No podíamos hacer nada en esos momentos salvo rezar. Miré a Vera afligida en aquel momento y fue al girar una curva que divisamos la estación de buses donde nos dejaron justo delante de la puerta de un hotel.
—¡Rápido! ¡Vamos Pana no puede uno aventurarse así de noche en Venezuela! Tuvieron mucha suerte con nosotros. Habéis dao con buena gente. ¡Rápido entren!

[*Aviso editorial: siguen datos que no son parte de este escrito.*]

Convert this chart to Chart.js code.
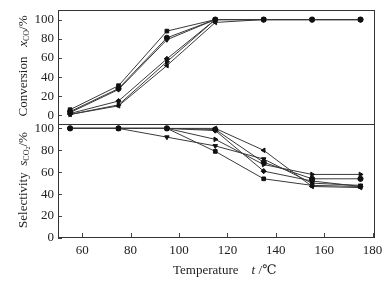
<!DOCTYPE html>
<html>
<head>
<meta charset="utf-8">
<script src="https://cdn.jsdelivr.net/npm/chart.js@4/dist/chart.umd.min.js"></script>
<style>
  html, body { margin: 0; padding: 0; background: #fff; }
  #wrap { position: relative; width: 390px; height: 283px; overflow: hidden; font-family: "Liberation Serif", "DejaVu Serif", serif; color: #222; }
  canvas { position: absolute; left: 0; }
  #cTop { top: 0; }
  #cBot { top: 119px; }
  .box { position: absolute; left: 58px; width: 317px; border: 1px solid #333; box-sizing: border-box; z-index: 2; }
  .ytitle { position: absolute; font-size: 13px; white-space: nowrap; transform-origin: center center; transform: translate(-50%, -50%) rotate(-90deg); }
  .ytitle i { font-style: italic; }
  .ytitle sub { font-size: 8px; vertical-align: -2px; }
  .ytitle sub sub { font-size: 6px; vertical-align: -1px; }
  #xtitle { position: absolute; left: 173px; top: 262px; font-size: 13px; white-space: nowrap; }
  #xtitle i { font-style: italic; }
</style>
</head>
<body>
<div id="wrap">
  <canvas id="cTop" width="390" height="130"></canvas>
  <canvas id="cBot" width="390" height="164"></canvas>
  <div class="box" style="top:10px; height:115px;"></div>
  <div class="box" style="top:124px; height:114px;"></div>
  <div class="ytitle" style="left:23px; top:66px;">Conversion&nbsp;&nbsp;&nbsp;<i>x</i><sub>CO</sub>/%</div>
  <div class="ytitle" style="left:23px; top:180px;">Selectivity&nbsp;&nbsp;<i>s</i><sub>CO<sub>2</sub></sub>/%</div>
  <div id="xtitle">Temperature&nbsp;&nbsp;&nbsp;&nbsp;<i>t</i> /℃</div>
</div>
<script>
// temperatures (°C)
const temps = [55, 75, 95, 115, 135, 155, 175];
const xTicks = [60, 80, 100, 120, 140, 160, 180];
const yTicks = [0, 20, 40, 60, 80, 100];

// CO conversion, %
const convSquare = [6, 31, 88, 100, 100, 100, 100];
const convCircle = [4, 28, 81, 100, 100, 100, 100];
const convTriDown = [3, 27, 79, 100, 100, 100, 100];
const convDiamond = [2, 15, 59, 100, 100, 100, 100];
const convTriRight = [1, 11, 56, 100, 100, 100, 100];
const convTriLeft = [1, 10, 52, 97, 100, 100, 100];

// CO2 selectivity, %
const selSquare = [100, 100, 100, 79, 54, 48, 47];
const selCircle = [100, 100, 100, 99, 69, 54, 54];
const selTriDown = [100, 100, 92, 84, 72, 50, 48];
const selDiamond = [100, 100, 100, 98, 61, 52, 47];
const selTriRight = [100, 100, 100, 90, 67, 58, 58];
const selTriLeft = [100, 100, 100, 100, 80, 47, 46];

const markers = [
  { style: 'rect', rot: 0 },
  { style: 'circle', rot: 0 },
  { style: 'triangle', rot: 180 },
  { style: 'rectRot', rot: 0 },
  { style: 'triangle', rot: 90 },
  { style: 'triangle', rot: -90 },
];

function makeSets(series) {
  return series.map((vals, i) => ({
    data: vals.map((v, k) => ({ x: temps[k], y: v })),
    borderColor: '#3a3a3a',
    borderWidth: 1,
    backgroundColor: '#111',
    pointBackgroundColor: '#111',
    pointBorderColor: '#111',
    pointStyle: markers[i].style,
    pointRotation: markers[i].rot,
    pointRadius: 2.6,
    tension: 0,
  }));
}

// inward tick marks (frame itself is the .box divs)
const tickPlugin = {
  id: 'inTicks',
  beforeDatasetsDraw(chart, args, opts) {
    try {
      const { ctx, chartArea: a } = chart;
      ctx.save();
      ctx.strokeStyle = '#444';
      ctx.beginPath();
      yTicks.forEach((v) => {
        const y = Math.round(chart.scales.y.getPixelForValue(v)) + 0.5;
        ctx.moveTo(a.left, y);
        ctx.lineTo(a.left + 4, y);
      });
      if (opts.xTicks) {
        xTicks.forEach((v) => {
          const x = Math.round(chart.scales.x.getPixelForValue(v)) + 0.5;
          ctx.moveTo(x, a.bottom - 1);
          ctx.lineTo(x, a.bottom - 5);
        });
      }
      ctx.stroke();
      ctx.restore();
    } catch (e) { /* ticks are cosmetic */ }
  },
};

const tickFont = { family: '"Liberation Serif", serif', size: 13 };

function baseOptions(yMin, yMax, showX, pad) {
  return {
    responsive: false,
    animation: false,
    layout: { padding: pad },
    plugins: { legend: { display: false }, tooltip: { enabled: false }, inTicks: { xTicks: showX } },
    scales: {
      x: {
        type: 'linear',
        min: 50,
        max: 181,
        display: showX,
        grid: { display: false, drawTicks: false },
        border: { display: false },
        ticks: { color: '#222', font: tickFont, padding: 5, maxRotation: 0 },
        afterBuildTicks: (s) => { s.ticks = xTicks.map((v) => ({ value: v })); },
        afterFit: (s) => { s.height = showX ? 45 : 0; s.paddingLeft = 0; s.paddingRight = 0; },
      },
      y: {
        min: yMin,
        max: yMax,
        grid: { display: false, drawTicks: false },
        border: { display: false },
        ticks: { color: '#222', font: tickFont, padding: 4 },
        afterBuildTicks: (s) => { s.ticks = yTicks.map((v) => ({ value: v })); },
        afterFit: (s) => { s.width = 58; s.paddingTop = 0; s.paddingBottom = 0; },
      },
    },
  };
}

new Chart(document.getElementById('cTop'), {
  type: 'line',
  data: { datasets: makeSets([convSquare, convCircle, convTriDown, convDiamond, convTriRight, convTriLeft]) },
  options: baseOptions(-10, 110, false, { left: 0, right: 15, top: 10, bottom: 0 }),
  plugins: [tickPlugin],
});

new Chart(document.getElementById('cBot'), {
  type: 'line',
  data: { datasets: makeSets([selSquare, selCircle, selTriDown, selDiamond, selTriRight, selTriLeft]) },
  options: baseOptions(0, 104, true, { left: 0, right: 15, top: 0, bottom: 0 }),
  plugins: [tickPlugin],
});
</script>
</body>
</html>
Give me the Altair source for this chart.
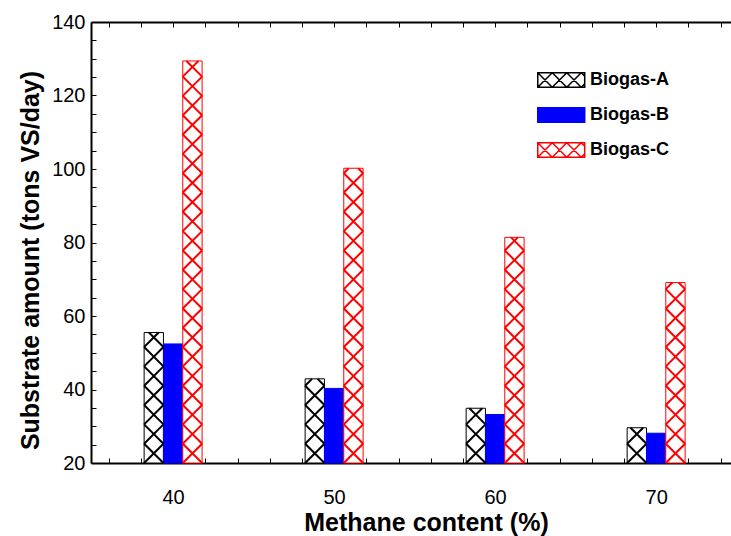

UN HOTEL DE CINCO ESTRELLAS
Siguiendo sus órdenes nos bajamos del coche y entramos al hotel. ¡En qué clase de lugar habíamos caído! No tuvimos otra opción en aquel momento. La manecilla de seguridad en la puerta no funcionaba y se podían ver agujeros provocados por golpes violentos. Oíamos voces y murmullos de gente que andaba arriba y abajo por los pasillos seguidos de gritos y discusiones frecuentes. De pronto las placas de poliestireno cedieron pendiendo rotas dejando al descubierto parte del techo de la habitación. Hallamos un poco de cartón en el suelo y tratamos de introducirlo en la ranura de la puerta. Por debajo entraban todo tipo de insectos del tamaño de mi pulgar las cucarachas corrían por familias y las manchas oscuras de excremento de chinche en el colchón se identificaban a simple vista. El lavamanos ni tocarlo porque estaba tupido y lleno de basura con los grifos del baño rotos y sueltos. El retrete estaba arrancado fuera de sitio tirado en el medio del pasillo y no existía ducha solo un contenedor oxidado lleno de agua negra. Fue todo tan aterrador que solo nos quedó meternos dentro del saco de dormir y aguardar el día siguiente día. A Vera no le correspondía aquel nivel de vida puesto que era mi camino y mi historia. Vera no tenía nada que ver con aventuras de aquel tipo aún así no abrió la boca. Todo era nuevo para ella pero no para mi que supe que le faltaba poco para terminar su aventura. Aquella noche la gota colmó el vaso y pude verlo en los ojos de Vera en cómo ella sufría aquellas míseras condiciones. Aquella noche Vera se dio cuenta que mi vida no era de turista y que el mundo tenía un color diferente al que nos venden en las agencias de viajes. Atrás había quedado un horroroso día.